■ **GIVEN INFORMATION**:
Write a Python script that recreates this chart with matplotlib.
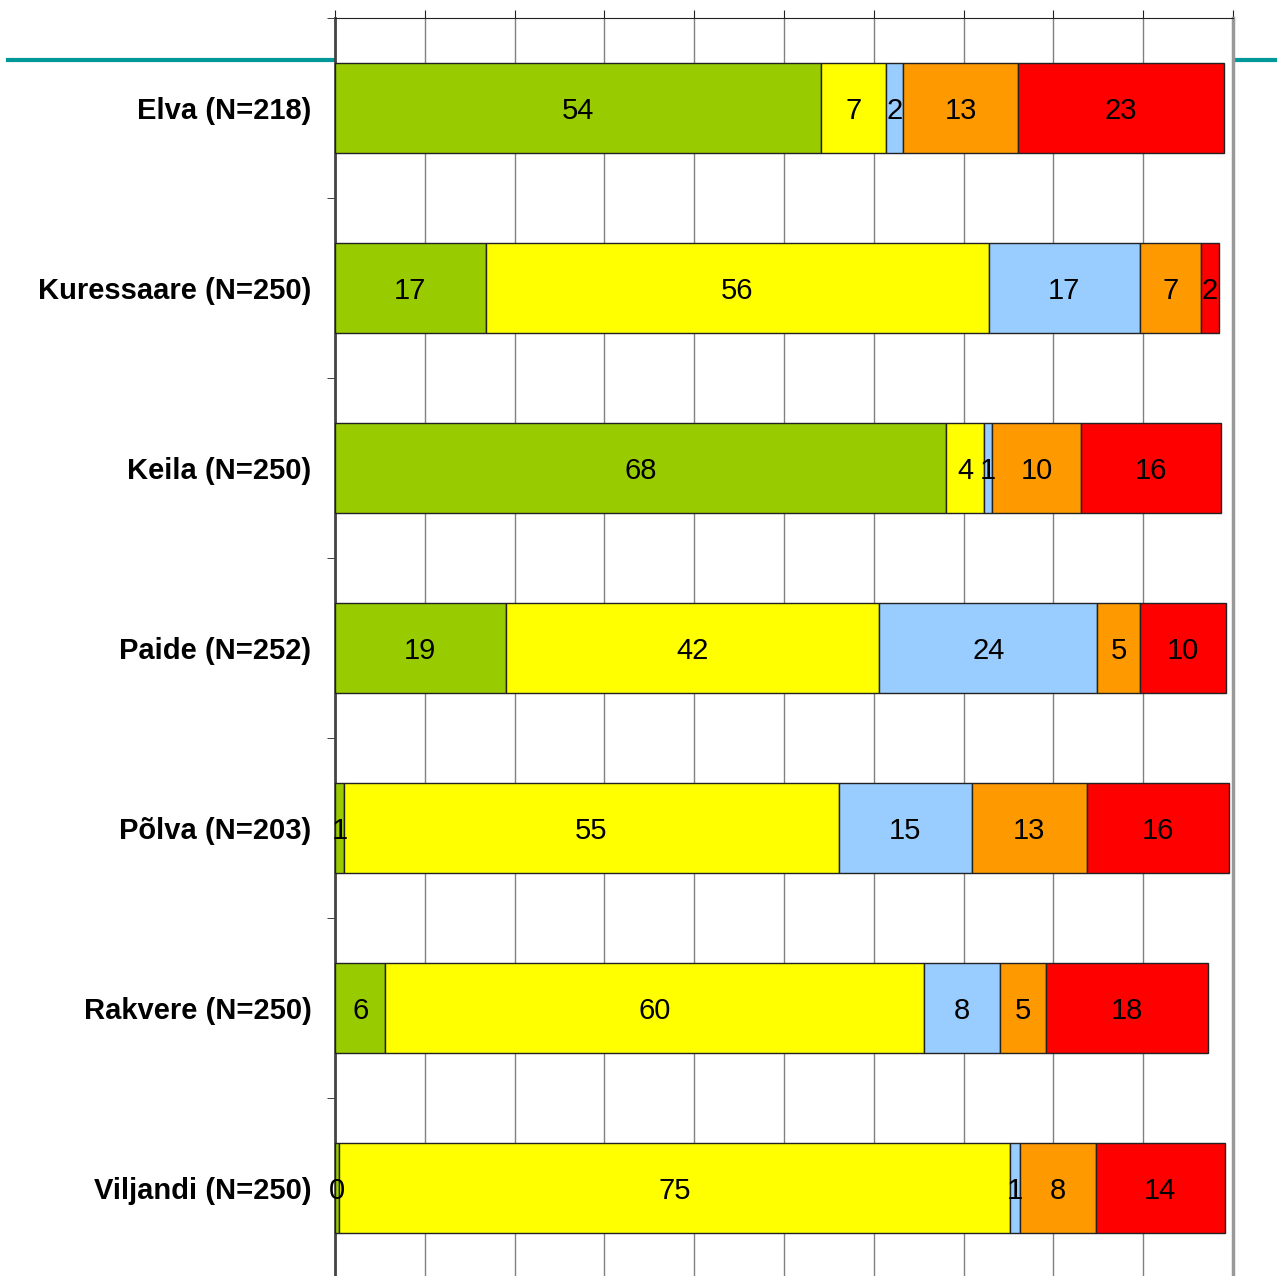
import matplotlib
matplotlib.use("Agg")
import matplotlib.pyplot as plt
from matplotlib.lines import Line2D
import numpy as np

plt.rcParams['font.family'] = ['Liberation Sans', 'DejaVu Sans']

# Data (percentages)
towns = ['Elva (N=218)', 'Kuressaare (N=250)', 'Keila (N=250)', 'Paide (N=252)',
         'Põlva (N=203)', 'Rakvere (N=250)', 'Viljandi (N=250)']
green = [54.1, 16.8, 68.0, 19.0, 1.0, 5.6, 0.4]
yellow = [7.3, 56.0, 4.3, 41.6, 55.1, 60.0, 74.8]
blue = [1.9, 16.8, 0.9, 24.3, 14.8, 8.4, 1.1]
orange = [12.8, 6.8, 9.9, 4.7, 12.8, 5.2, 8.4]
red = [22.9, 2.0, 15.6, 9.6, 15.8, 18.0, 14.4]

series = [green, yellow, blue, orange, red]
colors = ['#99CC00', '#FFFF00', '#99CCFF', '#FF9900', '#FF0000']

W, H = 1277, 1276
fig = plt.figure(figsize=(W / 100, H / 100), dpi=100)
ax = fig.add_axes([335 / W, -2 / H, (1233 - 335) / W, (1276 - 18 + 2) / H])

# teal decoration line behind the plot
fig.add_artist(Line2D([8 / W, 335 / W], [1 - 60 / H] * 2, color='#009999', lw=3, zorder=0))
fig.add_artist(Line2D([1235 / W, 1.0], [1 - 60 / H] * 2, color='#009999', lw=3, zorder=0))

y = np.arange(len(towns))
left = np.zeros(len(towns))
for vals, c in zip(series, colors):
    vals = np.array(vals)
    ax.barh(y, vals, left=left, height=0.5, color=c, edgecolor='#222222', linewidth=1, zorder=3)
    for yi, l, v in zip(y, left, vals):
        ax.text(l + v / 2, yi, f'{v:.0f}', ha='center', va='center_baseline', fontsize=21, zorder=4)
    left += vals

ax.set_xlim(0, 100)
ax.set_ylim(len(towns) - 0.5, -0.5)

ax.set_xticks(np.arange(0, 101, 10))
ax.xaxis.tick_top()
ax.tick_params(axis='x', direction='out', length=6, labeltop=False, labelbottom=False, color='#222222')
ax.grid(axis='x', color='#808080', linewidth=1, zorder=0)

ax.set_yticks(y)
ax.set_yticklabels(towns, fontsize=21, fontweight='bold')
ax.tick_params(axis='y', length=0, pad=17)
ax.set_yticks(np.arange(-0.5, len(towns), 1), minor=True)
ax.tick_params(axis='y', which='minor', length=6, direction='out', color='#222222')

ax.spines['top'].set_color('#222222')
ax.spines['left'].set_color('#444444')
ax.spines['left'].set_linewidth(2)
ax.spines['right'].set_color('#999999')
ax.spines['right'].set_linewidth(2.5)
ax.spines['bottom'].set_visible(False)

fig.savefig('out.png', dpi=100)
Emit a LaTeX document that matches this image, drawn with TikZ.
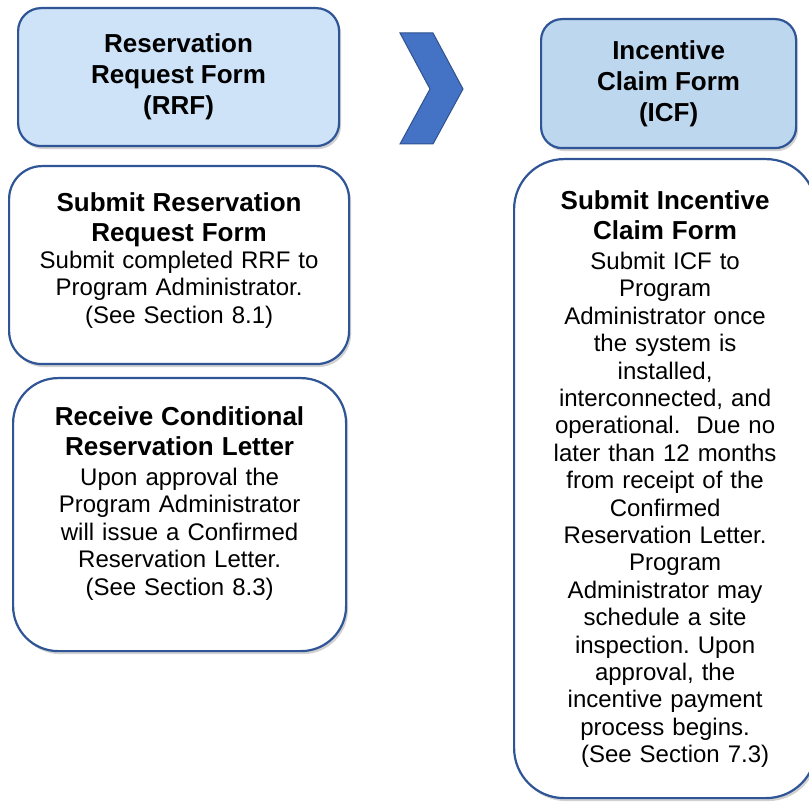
\documentclass[tikz,border=0pt]{standalone}
\usepackage{fontspec}
\setmainfont{Liberation Sans}
\usetikzlibrary{positioning,shadows}

\definecolor{boxline}{HTML}{2F5597}
\definecolor{rrffill}{HTML}{CFE3F8}
\definecolor{icffill}{HTML}{BDD7EE}
\definecolor{chevfill}{HTML}{4472C4}
\definecolor{chevline}{HTML}{2F528F}

\begin{document}
\begin{tikzpicture}
  [x=1pt,y=1pt,
   box/.style={rectangle,draw=boxline,line width=2.2pt,fill=white,anchor=north west,
     inner sep=0pt,drop shadow={shadow xshift=2pt,shadow yshift=-3pt,opacity=.3,fill=black!60}},
   head/.style={box,fill=rrffill,align=center,font=\bfseries\fontsize{26}{31}\selectfont},
   icf head/.style={head,fill=icffill},
   body/.style={anchor=north,inner sep=0pt,align=center,text width=310pt,
     font=\frenchspacing\fontsize{24}{27.4}\selectfont}]

  \useasboundingbox (0,0) rectangle (809,-802);

  % Left column: reservation
  \node [head,minimum width=321pt,minimum height=138pt,rounded corners=23pt]
        (rrf) at (17,-7) {Reservation\\ Request Form\\ (RRF)};
  \node [box,minimum width=340pt,minimum height=198pt,rounded corners=33pt]
        (submit) at (8,-165) {};
  \node [box,minimum width=333pt,minimum height=273pt,rounded corners=45pt]
        (receive) at (12,-377) {};

  \node [body] (submit text) [below=27pt of submit.north]
    {{\bfseries\fontsize{26}{30}\selectfont Submit Reservation\\ Request Form\par}
     Submit completed RRF to\\ Program Administrator.\\ (See Section 8.1)};
  \node [body] (receive text) [below=29pt of receive.north]
    {{\bfseries\fontsize{26}{30}\selectfont Receive Conditional\\ Reservation Letter\par}
     \vspace{3pt}Upon approval the\\ Program Administrator\\ will issue a Confirmed\\
     Reservation Letter.\\ (See Section 8.3)};

  % Chevron between the stages
  \draw [fill=chevfill,draw=chevline,line width=1pt]
    (400,-33) -- (433,-33) -- (463,-89) -- (433,-144) -- (400,-144) -- (430,-89) -- cycle;

  % Right column: incentive claim
  \node [icf head,minimum width=255pt,minimum height=129pt,rounded corners=21pt]
        (icf) at (540,-18) {Incentive\\ Claim Form\\ (ICF)};
  \node [box,minimum width=302pt,minimum height=639pt,rounded corners=50pt]
        (claim) at (513,-158) {};

  \node [body,text width=290pt] (claim text) [below=32pt of claim.north]
    {{\bfseries\fontsize{26}{30}\selectfont Submit Incentive\\ Claim Form\par}
     \vspace{3pt}Submit ICF to\\ Program\\ Administrator once\\ the system is\\ installed,\\
     interconnected, and\\ operational.\ \ Due no\\ later than 12 months\\ from receipt of the\\
     Confirmed\\ Reservation Letter.\\ \hspace*{20pt}Program\\ Administrator may\\
     schedule a site\\ inspection. Upon\\ approval, the\\ incentive payment\\
     process begins.\\ \hspace*{20pt}(See Section 7.3)};

\end{tikzpicture}
\end{document}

■ **AIM OF THE EXERCISE**: Leave out the pictures and return every record word for word.

■ **RESULT OF THE EXERCISE**:
Write a Python script that recreates this chart with matplotlib.
import matplotlib
matplotlib.use("Agg")
import matplotlib.pyplot as plt
from matplotlib.lines import Line2D
import numpy as np

plt.rcParams['font.family'] = ['Liberation Sans', 'DejaVu Sans']

# Data (percentages)
towns = ['Elva (N=218)', 'Kuressaare (N=250)', 'Keila (N=250)', 'Paide (N=252)',
         'Põlva (N=203)', 'Rakvere (N=250)', 'Viljandi (N=250)']
green = [54.1, 16.8, 68.0, 19.0, 1.0, 5.6, 0.4]
yellow = [7.3, 56.0, 4.3, 41.6, 55.1, 60.0, 74.8]
blue = [1.9, 16.8, 0.9, 24.3, 14.8, 8.4, 1.1]
orange = [12.8, 6.8, 9.9, 4.7, 12.8, 5.2, 8.4]
red = [22.9, 2.0, 15.6, 9.6, 15.8, 18.0, 14.4]

series = [green, yellow, blue, orange, red]
colors = ['#99CC00', '#FFFF00', '#99CCFF', '#FF9900', '#FF0000']

W, H = 1277, 1276
fig = plt.figure(figsize=(W / 100, H / 100), dpi=100)
ax = fig.add_axes([335 / W, -2 / H, (1233 - 335) / W, (1276 - 18 + 2) / H])

# teal decoration line behind the plot
fig.add_artist(Line2D([8 / W, 335 / W], [1 - 60 / H] * 2, color='#009999', lw=3, zorder=0))
fig.add_artist(Line2D([1235 / W, 1.0], [1 - 60 / H] * 2, color='#009999', lw=3, zorder=0))

y = np.arange(len(towns))
left = np.zeros(len(towns))
for vals, c in zip(series, colors):
    vals = np.array(vals)
    ax.barh(y, vals, left=left, height=0.5, color=c, edgecolor='#222222', linewidth=1, zorder=3)
    for yi, l, v in zip(y, left, vals):
        ax.text(l + v / 2, yi, f'{v:.0f}', ha='center', va='center_baseline', fontsize=21, zorder=4)
    left += vals

ax.set_xlim(0, 100)
ax.set_ylim(len(towns) - 0.5, -0.5)

ax.set_xticks(np.arange(0, 101, 10))
ax.xaxis.tick_top()
ax.tick_params(axis='x', direction='out', length=6, labeltop=False, labelbottom=False, color='#222222')
ax.grid(axis='x', color='#808080', linewidth=1, zorder=0)

ax.set_yticks(y)
ax.set_yticklabels(towns, fontsize=21, fontweight='bold')
ax.tick_params(axis='y', length=0, pad=17)
ax.set_yticks(np.arange(-0.5, len(towns), 1), minor=True)
ax.tick_params(axis='y', which='minor', length=6, direction='out', color='#222222')

ax.spines['top'].set_color('#222222')
ax.spines['left'].set_color('#444444')
ax.spines['left'].set_linewidth(2)
ax.spines['right'].set_color('#999999')
ax.spines['right'].set_linewidth(2.5)
ax.spines['bottom'].set_visible(False)

fig.savefig('out.png', dpi=100)
Emit a LaTeX document that matches this image, drawn with TikZ.
\documentclass[tikz,border=0pt]{standalone}
\usepackage{fontspec}
\setmainfont{Liberation Sans}
\usetikzlibrary{positioning,shadows}

\definecolor{boxline}{HTML}{2F5597}
\definecolor{rrffill}{HTML}{CFE3F8}
\definecolor{icffill}{HTML}{BDD7EE}
\definecolor{chevfill}{HTML}{4472C4}
\definecolor{chevline}{HTML}{2F528F}

\begin{document}
\begin{tikzpicture}
  [x=1pt,y=1pt,
   box/.style={rectangle,draw=boxline,line width=2.2pt,fill=white,anchor=north west,
     inner sep=0pt,drop shadow={shadow xshift=2pt,shadow yshift=-3pt,opacity=.3,fill=black!60}},
   head/.style={box,fill=rrffill,align=center,font=\bfseries\fontsize{26}{31}\selectfont},
   icf head/.style={head,fill=icffill},
   body/.style={anchor=north,inner sep=0pt,align=center,text width=310pt,
     font=\frenchspacing\fontsize{24}{27.4}\selectfont}]

  \useasboundingbox (0,0) rectangle (809,-802);

  % Left column: reservation
  \node [head,minimum width=321pt,minimum height=138pt,rounded corners=23pt]
        (rrf) at (17,-7) {Reservation\\ Request Form\\ (RRF)};
  \node [box,minimum width=340pt,minimum height=198pt,rounded corners=33pt]
        (submit) at (8,-165) {};
  \node [box,minimum width=333pt,minimum height=273pt,rounded corners=45pt]
        (receive) at (12,-377) {};

  \node [body] (submit text) [below=27pt of submit.north]
    {{\bfseries\fontsize{26}{30}\selectfont Submit Reservation\\ Request Form\par}
     Submit completed RRF to\\ Program Administrator.\\ (See Section 8.1)};
  \node [body] (receive text) [below=29pt of receive.north]
    {{\bfseries\fontsize{26}{30}\selectfont Receive Conditional\\ Reservation Letter\par}
     \vspace{3pt}Upon approval the\\ Program Administrator\\ will issue a Confirmed\\
     Reservation Letter.\\ (See Section 8.3)};

  % Chevron between the stages
  \draw [fill=chevfill,draw=chevline,line width=1pt]
    (400,-33) -- (433,-33) -- (463,-89) -- (433,-144) -- (400,-144) -- (430,-89) -- cycle;

  % Right column: incentive claim
  \node [icf head,minimum width=255pt,minimum height=129pt,rounded corners=21pt]
        (icf) at (540,-18) {Incentive\\ Claim Form\\ (ICF)};
  \node [box,minimum width=302pt,minimum height=639pt,rounded corners=50pt]
        (claim) at (513,-158) {};

  \node [body,text width=290pt] (claim text) [below=32pt of claim.north]
    {{\bfseries\fontsize{26}{30}\selectfont Submit Incentive\\ Claim Form\par}
     \vspace{3pt}Submit ICF to\\ Program\\ Administrator once\\ the system is\\ installed,\\
     interconnected, and\\ operational.\ \ Due no\\ later than 12 months\\ from receipt of the\\
     Confirmed\\ Reservation Letter.\\ \hspace*{20pt}Program\\ Administrator may\\
     schedule a site\\ inspection. Upon\\ approval, the\\ incentive payment\\
     process begins.\\ \hspace*{20pt}(See Section 7.3)};

\end{tikzpicture}
\end{document}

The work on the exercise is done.